(Records from a collection)
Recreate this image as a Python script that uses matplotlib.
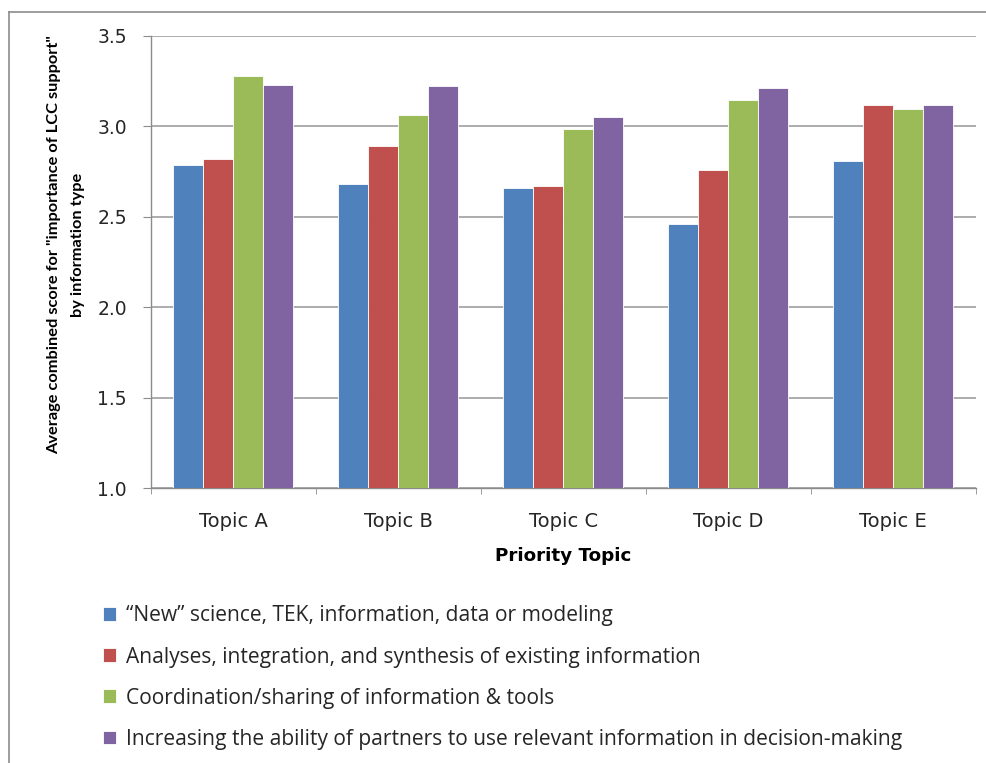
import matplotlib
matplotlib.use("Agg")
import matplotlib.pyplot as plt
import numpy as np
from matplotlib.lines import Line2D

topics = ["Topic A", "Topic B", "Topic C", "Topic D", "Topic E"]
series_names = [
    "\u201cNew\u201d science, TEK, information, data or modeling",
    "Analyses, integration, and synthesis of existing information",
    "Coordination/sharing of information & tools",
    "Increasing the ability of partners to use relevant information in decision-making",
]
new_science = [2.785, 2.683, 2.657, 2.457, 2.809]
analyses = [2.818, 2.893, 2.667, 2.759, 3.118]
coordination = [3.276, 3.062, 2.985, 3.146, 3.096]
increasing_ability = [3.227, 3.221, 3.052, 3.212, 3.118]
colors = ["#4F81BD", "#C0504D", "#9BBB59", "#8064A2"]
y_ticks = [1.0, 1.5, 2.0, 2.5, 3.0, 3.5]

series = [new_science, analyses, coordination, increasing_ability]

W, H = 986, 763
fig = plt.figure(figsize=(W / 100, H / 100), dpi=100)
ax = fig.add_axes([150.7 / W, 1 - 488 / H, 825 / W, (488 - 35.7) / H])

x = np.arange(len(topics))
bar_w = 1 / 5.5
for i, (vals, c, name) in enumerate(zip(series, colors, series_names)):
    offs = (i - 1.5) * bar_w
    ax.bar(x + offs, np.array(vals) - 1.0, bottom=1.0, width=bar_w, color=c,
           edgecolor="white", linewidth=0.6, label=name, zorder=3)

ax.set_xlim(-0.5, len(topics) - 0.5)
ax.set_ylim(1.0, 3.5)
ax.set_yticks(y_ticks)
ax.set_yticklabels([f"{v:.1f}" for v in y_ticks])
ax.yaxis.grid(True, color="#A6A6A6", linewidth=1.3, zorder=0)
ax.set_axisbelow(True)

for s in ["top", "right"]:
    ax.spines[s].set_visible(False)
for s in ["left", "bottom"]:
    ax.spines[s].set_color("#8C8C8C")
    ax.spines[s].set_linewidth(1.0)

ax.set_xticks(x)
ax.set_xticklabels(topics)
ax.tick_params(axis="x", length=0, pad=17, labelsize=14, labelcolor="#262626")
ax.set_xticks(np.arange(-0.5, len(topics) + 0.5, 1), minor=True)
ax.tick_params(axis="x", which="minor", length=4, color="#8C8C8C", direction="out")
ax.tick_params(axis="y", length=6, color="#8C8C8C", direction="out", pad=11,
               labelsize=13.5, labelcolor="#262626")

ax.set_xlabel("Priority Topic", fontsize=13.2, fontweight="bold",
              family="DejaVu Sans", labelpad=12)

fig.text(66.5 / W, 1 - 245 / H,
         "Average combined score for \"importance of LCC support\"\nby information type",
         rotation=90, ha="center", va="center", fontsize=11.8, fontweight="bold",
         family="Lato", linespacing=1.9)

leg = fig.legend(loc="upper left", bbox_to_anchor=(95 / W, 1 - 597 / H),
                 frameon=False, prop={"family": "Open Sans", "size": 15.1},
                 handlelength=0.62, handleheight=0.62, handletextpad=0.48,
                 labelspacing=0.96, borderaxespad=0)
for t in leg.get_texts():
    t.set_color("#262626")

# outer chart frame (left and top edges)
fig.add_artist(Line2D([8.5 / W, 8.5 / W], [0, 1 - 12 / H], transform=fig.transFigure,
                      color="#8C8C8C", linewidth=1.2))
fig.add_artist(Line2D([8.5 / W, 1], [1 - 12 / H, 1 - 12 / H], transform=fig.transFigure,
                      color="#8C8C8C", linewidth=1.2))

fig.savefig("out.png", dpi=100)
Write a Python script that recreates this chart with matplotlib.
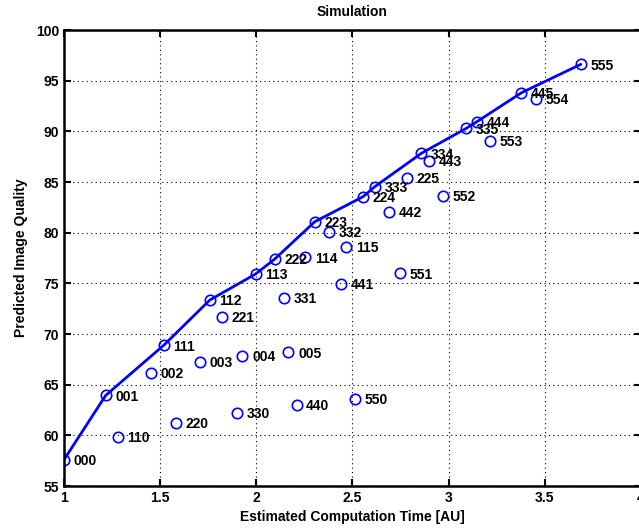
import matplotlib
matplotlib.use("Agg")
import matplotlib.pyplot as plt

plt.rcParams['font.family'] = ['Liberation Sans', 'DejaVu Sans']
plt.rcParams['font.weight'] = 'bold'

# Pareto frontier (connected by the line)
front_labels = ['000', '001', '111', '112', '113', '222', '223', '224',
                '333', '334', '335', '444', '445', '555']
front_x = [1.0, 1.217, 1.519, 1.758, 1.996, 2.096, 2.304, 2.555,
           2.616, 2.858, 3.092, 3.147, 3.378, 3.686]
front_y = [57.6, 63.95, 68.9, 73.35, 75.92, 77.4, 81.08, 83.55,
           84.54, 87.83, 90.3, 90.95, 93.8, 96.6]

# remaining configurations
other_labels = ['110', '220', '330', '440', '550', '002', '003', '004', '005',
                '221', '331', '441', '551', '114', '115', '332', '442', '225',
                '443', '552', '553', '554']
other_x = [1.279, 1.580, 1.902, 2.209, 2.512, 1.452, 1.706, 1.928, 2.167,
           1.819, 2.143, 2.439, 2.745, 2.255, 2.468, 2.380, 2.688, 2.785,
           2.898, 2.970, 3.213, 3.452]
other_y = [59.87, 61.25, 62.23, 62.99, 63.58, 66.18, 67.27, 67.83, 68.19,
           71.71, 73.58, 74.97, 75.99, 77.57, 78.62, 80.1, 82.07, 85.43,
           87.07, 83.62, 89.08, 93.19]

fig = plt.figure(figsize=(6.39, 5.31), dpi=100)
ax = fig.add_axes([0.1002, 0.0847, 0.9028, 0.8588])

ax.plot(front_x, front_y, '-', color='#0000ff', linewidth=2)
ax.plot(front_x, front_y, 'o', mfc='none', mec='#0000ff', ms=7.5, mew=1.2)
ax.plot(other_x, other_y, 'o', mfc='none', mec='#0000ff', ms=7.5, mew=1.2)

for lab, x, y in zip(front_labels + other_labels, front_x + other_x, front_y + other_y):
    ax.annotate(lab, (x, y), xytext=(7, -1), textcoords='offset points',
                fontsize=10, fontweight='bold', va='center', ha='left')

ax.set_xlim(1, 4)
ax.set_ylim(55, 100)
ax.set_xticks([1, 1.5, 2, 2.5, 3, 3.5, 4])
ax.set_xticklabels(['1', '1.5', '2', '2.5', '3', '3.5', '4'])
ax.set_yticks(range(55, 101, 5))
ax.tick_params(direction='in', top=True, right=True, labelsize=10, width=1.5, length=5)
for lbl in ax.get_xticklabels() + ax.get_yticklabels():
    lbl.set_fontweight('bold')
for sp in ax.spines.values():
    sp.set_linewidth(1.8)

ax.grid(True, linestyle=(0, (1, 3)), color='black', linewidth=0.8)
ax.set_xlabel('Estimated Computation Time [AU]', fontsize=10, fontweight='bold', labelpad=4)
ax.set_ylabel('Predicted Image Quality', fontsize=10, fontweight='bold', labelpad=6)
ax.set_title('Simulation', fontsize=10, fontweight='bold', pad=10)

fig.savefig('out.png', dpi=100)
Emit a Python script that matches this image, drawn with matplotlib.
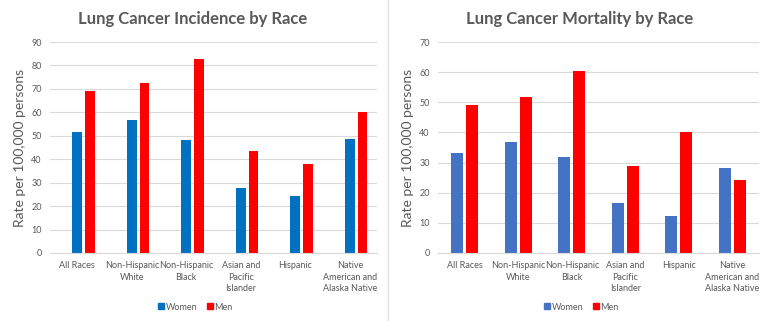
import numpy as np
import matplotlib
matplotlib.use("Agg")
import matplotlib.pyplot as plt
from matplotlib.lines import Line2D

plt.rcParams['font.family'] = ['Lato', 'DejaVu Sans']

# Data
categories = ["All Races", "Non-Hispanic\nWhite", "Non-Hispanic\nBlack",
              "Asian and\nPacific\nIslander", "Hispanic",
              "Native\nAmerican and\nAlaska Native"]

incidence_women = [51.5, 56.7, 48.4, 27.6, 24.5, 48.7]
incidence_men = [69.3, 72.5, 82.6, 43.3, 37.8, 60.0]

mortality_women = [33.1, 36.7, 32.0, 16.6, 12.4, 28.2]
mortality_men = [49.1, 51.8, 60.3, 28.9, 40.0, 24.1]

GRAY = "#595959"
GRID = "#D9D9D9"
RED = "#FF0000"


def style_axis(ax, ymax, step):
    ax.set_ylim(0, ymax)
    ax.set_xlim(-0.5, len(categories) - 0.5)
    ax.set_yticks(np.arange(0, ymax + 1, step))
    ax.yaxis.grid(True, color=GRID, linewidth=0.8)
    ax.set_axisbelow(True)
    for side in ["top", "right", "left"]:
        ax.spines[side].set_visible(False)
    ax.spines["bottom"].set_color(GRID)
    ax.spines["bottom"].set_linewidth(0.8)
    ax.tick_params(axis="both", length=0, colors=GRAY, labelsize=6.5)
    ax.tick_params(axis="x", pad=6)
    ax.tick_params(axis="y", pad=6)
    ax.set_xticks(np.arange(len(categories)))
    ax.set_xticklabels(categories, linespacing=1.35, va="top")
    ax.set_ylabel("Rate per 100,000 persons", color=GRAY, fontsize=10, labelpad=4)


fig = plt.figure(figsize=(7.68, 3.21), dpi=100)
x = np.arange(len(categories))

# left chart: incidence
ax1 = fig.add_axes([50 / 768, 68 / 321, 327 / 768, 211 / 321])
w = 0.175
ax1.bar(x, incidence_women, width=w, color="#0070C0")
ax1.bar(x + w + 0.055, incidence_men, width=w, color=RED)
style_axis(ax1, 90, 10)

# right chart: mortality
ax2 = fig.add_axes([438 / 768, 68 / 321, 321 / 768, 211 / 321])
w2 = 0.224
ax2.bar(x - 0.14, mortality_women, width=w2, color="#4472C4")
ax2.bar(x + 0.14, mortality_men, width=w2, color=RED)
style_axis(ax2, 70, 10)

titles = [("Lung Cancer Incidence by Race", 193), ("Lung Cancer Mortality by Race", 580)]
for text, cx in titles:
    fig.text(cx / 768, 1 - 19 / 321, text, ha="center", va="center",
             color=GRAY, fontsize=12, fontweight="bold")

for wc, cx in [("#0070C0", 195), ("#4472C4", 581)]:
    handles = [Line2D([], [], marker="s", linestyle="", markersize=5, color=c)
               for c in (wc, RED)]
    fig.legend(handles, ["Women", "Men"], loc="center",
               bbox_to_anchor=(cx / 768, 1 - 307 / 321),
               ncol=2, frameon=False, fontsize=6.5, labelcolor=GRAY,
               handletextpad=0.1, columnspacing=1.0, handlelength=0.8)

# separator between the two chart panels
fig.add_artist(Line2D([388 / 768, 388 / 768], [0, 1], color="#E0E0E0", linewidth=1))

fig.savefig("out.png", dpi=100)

◆ Directive
Find the number of lines in which the word "script" occurs, and write nothing but that number.

◆ Worked solution
3